Agrandissement : Illustration 1
Aujourd’hui, toujours à partir des Contes et légendes du Sénégal, livre qui a nourri mes dix ans, mes soixante ans, une intertextualité afro-africaine cette fois-ci. De la même façon que le vingtième siècle français se rapproche du moyen âge en de multiples occasions (Apollinaire, Marie Noël, pour ne donner que deux exemples), l’agrégé de grammaire française Leopold Sédar Senghor se rappelle des chants peuhls qu’il a probablement entendus dans la bouche des griots. Nouvel ingrédient dans le chant moderne : une personnification de la terre africaine, nourricière et maternelle.
Complainte pour une femme peuhle
Éhé ! Éhé !
Éhé ! Éhé !
Maintenant que notre amitié n'est plus que soupirs, je regrette de t'avoir connue
Si j'avais su ! Si j'avais su !
Une personne de bonne âme ne devrait pas se lier,
Une bonne âme est comme une bonne mariée : elle ne peut durer longtemps.
Femme Peulhe nommée Roky, le griot te dit au revoir. Femme Peulhe, issue d'une gourde d'or, le griot te dit au revoir. Femme de belle main, perle de la noblesse, femme entre les femmes,
Le griot te dit au revoir.
Le griot part pour Bayote;
Les enfants de Bayote s'enfuient dans la nuit,
Dans la nuit obscure la marche est difficile
Mais seulement à ceux qui n'ont pas au cœur un beau souvenir.
Moi, je porte l'image de ma noble peulhe.
Les dents blanches,
La lèvre noire,
La poitrine haute,
Et sur le cou trois pythons luisants.
L'Hippopotame du Grand Fleuve, l'Hippopotame sacré de nos pères est tombé.
Ma Coumba, issue d'une gourde d'or, n'est plus.
Recueilli par Ibrahima Ba
Adaptation André Terrisse
Femme noire
Femme nue, femme noire
Vêtue de ta couleur qui est vie, de ta forme qui est beauté !

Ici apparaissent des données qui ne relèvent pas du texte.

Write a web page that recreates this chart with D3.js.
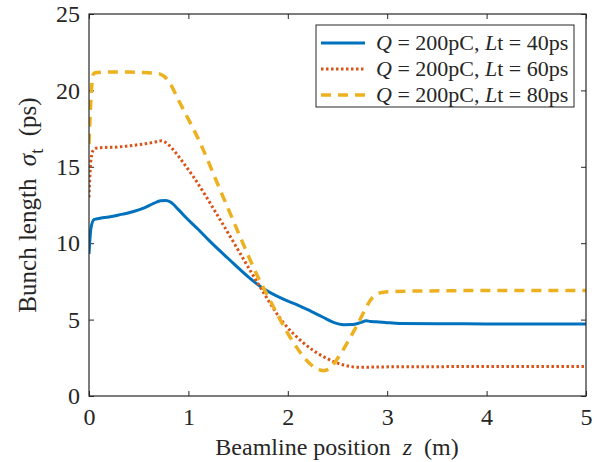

J’ai grandi à ton ombre ; la douceur de tes mains bandait mes yeux.
Et voilà qu’au cœur de l’Été et de Midi, je te découvre Terre promise, du haut d’un haut col calciné
Et ta beauté me foudroie en plein cœur, comme l’éclair d’un aigle.
Femme nue, femme obscure
Fruit mûr à la chair ferme, sombres extases du vin noir, bouche qui fais lyrique ma bouche
Savane aux horizons purs, savane qui frémis aux caresses ferventes du Vent d’Est
Tam-tam sculpté, tam-tam tendu qui grondes sous les doigts du Vainqueur
Ta voix grave de contralto est le chant spirituel de l’Aimée.
Femme nue, femme obscure
Huile que ne ride nul souffle, huile calme aux flancs de l’athlète, aux flancs des princes du Mali
Gazelle aux attaches célestes, les perles sont étoiles sur la nuit de ta peau
Délices des jeux de l’esprit, les reflets de l’or rouge sur ta peau qui se moire
A l’ombre de ta chevelure, s’éclaire mon angoisse aux soleils prochains de tes yeux.
Femme nue, femme noire
Je chante ta beauté qui passe, forme que je fixe dans l’Éternel
Avant que le Destin jaloux ne te réduise en cendres pour nourrir les racines de la vie.
Léopold Sédar Senghor, Chants d’ombre.